What is to be printed is the span of lines starting at the one containing "Write the seaborn" and ending at the one containing "ax = fig.add_axes([88", reproduced exactly with pictures left out.

>> Begin TASK MATERIAL

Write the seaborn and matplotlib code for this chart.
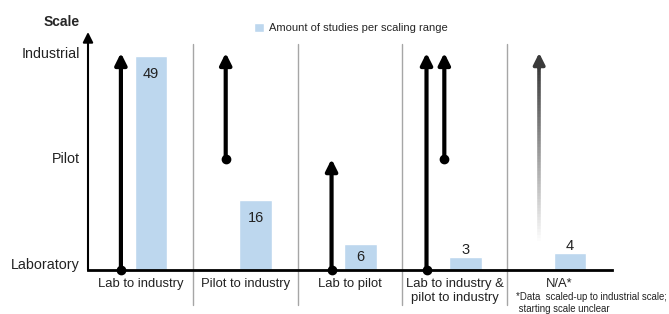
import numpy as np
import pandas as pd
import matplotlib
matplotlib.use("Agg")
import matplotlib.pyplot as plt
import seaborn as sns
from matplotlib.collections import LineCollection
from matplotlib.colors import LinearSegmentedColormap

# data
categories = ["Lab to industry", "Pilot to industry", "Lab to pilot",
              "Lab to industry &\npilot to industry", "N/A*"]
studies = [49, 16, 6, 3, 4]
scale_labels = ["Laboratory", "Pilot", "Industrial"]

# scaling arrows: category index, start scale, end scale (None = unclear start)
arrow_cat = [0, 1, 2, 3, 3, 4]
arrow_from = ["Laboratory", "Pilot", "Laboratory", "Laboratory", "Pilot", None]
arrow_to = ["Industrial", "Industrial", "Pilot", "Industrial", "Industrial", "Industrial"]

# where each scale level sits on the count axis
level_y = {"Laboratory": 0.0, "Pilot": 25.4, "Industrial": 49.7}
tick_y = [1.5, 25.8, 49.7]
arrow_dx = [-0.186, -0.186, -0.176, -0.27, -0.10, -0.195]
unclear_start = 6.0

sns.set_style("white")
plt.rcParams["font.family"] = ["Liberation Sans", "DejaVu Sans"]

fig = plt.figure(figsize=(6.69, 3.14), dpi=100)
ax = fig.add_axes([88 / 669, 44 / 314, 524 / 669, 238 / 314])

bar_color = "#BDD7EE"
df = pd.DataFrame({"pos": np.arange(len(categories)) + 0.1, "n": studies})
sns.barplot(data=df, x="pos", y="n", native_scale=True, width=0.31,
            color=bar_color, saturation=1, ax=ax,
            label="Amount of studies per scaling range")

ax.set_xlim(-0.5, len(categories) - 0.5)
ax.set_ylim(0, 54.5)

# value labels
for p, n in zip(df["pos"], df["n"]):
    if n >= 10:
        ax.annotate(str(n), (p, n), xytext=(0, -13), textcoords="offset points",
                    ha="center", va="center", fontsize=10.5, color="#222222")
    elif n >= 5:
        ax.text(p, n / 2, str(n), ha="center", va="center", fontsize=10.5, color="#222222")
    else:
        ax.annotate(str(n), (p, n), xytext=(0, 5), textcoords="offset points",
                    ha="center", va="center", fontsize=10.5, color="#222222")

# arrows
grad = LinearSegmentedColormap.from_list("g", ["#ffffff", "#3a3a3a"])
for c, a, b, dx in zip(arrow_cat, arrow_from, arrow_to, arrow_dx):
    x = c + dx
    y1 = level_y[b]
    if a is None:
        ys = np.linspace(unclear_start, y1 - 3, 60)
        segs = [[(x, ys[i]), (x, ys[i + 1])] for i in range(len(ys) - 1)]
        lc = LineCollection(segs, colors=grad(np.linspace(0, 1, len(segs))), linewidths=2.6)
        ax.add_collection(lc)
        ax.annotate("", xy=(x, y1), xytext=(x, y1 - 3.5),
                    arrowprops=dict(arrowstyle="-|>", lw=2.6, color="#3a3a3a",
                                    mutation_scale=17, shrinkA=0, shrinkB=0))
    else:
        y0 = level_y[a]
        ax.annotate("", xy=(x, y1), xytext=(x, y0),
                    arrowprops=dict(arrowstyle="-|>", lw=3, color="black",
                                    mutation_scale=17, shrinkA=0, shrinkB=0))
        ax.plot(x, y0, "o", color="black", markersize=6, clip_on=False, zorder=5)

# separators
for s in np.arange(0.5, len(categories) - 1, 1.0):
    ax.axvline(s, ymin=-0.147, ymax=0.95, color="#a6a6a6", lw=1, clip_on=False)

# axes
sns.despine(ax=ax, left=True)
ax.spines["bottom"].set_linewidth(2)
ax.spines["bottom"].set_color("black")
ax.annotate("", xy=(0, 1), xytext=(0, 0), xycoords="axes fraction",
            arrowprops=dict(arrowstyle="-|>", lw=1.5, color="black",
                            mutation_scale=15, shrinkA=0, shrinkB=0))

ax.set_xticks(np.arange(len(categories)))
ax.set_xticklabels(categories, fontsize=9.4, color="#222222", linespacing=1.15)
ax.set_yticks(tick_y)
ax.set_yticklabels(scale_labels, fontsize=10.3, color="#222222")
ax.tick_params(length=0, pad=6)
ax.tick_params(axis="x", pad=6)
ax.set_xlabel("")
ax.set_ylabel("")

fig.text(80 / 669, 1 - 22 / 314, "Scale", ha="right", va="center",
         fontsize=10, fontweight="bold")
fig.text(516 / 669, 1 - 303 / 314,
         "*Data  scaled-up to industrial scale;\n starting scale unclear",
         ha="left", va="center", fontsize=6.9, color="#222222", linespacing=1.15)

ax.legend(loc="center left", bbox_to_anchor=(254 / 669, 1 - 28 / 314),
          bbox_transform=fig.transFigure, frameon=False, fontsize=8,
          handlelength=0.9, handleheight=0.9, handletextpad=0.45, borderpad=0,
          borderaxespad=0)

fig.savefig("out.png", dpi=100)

>> End TASK MATERIAL
>> Begin TASK MATERIAL

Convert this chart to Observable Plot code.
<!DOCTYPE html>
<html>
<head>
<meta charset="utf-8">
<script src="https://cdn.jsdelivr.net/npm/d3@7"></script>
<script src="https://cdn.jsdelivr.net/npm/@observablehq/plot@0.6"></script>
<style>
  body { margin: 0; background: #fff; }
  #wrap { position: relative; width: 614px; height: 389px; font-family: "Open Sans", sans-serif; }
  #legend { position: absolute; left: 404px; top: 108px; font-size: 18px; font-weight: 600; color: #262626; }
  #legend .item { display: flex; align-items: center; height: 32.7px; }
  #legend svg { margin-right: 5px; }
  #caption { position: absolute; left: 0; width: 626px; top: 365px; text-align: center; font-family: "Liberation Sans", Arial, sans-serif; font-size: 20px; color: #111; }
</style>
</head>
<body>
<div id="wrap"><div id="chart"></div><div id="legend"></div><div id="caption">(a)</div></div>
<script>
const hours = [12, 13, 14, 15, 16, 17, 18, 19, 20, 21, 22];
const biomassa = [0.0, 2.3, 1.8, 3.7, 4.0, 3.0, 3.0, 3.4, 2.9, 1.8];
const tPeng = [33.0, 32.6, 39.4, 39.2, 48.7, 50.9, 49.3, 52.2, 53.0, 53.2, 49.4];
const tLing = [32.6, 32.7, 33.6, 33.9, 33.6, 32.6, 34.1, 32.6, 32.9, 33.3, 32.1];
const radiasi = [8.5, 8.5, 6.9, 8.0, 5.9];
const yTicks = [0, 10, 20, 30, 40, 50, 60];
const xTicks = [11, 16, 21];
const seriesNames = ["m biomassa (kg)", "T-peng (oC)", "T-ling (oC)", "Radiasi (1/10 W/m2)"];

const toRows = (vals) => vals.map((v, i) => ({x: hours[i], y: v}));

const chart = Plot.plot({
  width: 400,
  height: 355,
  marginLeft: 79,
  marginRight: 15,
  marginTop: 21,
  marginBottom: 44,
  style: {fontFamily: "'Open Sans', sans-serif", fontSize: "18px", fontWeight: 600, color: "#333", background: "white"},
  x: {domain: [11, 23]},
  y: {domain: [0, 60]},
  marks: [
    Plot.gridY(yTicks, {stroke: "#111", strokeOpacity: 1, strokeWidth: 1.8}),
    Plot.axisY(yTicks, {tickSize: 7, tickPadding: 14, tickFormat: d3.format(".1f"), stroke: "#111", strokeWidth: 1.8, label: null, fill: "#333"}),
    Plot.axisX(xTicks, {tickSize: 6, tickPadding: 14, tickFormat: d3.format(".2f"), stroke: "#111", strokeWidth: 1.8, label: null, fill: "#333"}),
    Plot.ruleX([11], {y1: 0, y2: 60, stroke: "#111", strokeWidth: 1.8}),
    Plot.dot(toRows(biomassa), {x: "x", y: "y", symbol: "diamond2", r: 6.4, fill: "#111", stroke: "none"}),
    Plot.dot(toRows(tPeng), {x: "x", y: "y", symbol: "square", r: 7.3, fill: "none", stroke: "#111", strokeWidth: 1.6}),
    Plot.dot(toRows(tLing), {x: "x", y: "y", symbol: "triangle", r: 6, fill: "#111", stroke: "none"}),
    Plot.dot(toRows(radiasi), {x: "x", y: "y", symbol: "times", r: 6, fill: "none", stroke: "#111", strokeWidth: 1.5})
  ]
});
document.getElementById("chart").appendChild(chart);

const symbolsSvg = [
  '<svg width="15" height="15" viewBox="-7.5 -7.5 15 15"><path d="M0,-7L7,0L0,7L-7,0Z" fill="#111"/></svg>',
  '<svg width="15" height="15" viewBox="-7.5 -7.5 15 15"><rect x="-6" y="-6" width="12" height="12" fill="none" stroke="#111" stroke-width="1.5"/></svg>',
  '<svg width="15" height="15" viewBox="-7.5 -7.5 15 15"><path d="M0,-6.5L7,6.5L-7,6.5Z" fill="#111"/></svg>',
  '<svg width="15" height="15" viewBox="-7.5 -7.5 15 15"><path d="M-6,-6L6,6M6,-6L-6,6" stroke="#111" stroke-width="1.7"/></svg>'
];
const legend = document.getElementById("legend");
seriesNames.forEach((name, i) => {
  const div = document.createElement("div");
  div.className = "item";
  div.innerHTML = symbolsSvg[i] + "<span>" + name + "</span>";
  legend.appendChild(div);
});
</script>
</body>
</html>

>> End TASK MATERIAL

◆ **FINISHED EXERCISE**:
Write the seaborn and matplotlib code for this chart.
import numpy as np
import pandas as pd
import matplotlib
matplotlib.use("Agg")
import matplotlib.pyplot as plt
import seaborn as sns
from matplotlib.collections import LineCollection
from matplotlib.colors import LinearSegmentedColormap

# data
categories = ["Lab to industry", "Pilot to industry", "Lab to pilot",
              "Lab to industry &\npilot to industry", "N/A*"]
studies = [49, 16, 6, 3, 4]
scale_labels = ["Laboratory", "Pilot", "Industrial"]

# scaling arrows: category index, start scale, end scale (None = unclear start)
arrow_cat = [0, 1, 2, 3, 3, 4]
arrow_from = ["Laboratory", "Pilot", "Laboratory", "Laboratory", "Pilot", None]
arrow_to = ["Industrial", "Industrial", "Pilot", "Industrial", "Industrial", "Industrial"]

# where each scale level sits on the count axis
level_y = {"Laboratory": 0.0, "Pilot": 25.4, "Industrial": 49.7}
tick_y = [1.5, 25.8, 49.7]
arrow_dx = [-0.186, -0.186, -0.176, -0.27, -0.10, -0.195]
unclear_start = 6.0

sns.set_style("white")
plt.rcParams["font.family"] = ["Liberation Sans", "DejaVu Sans"]

fig = plt.figure(figsize=(6.69, 3.14), dpi=100)
ax = fig.add_axes([88 / 669, 44 / 314, 524 / 669, 238 / 314])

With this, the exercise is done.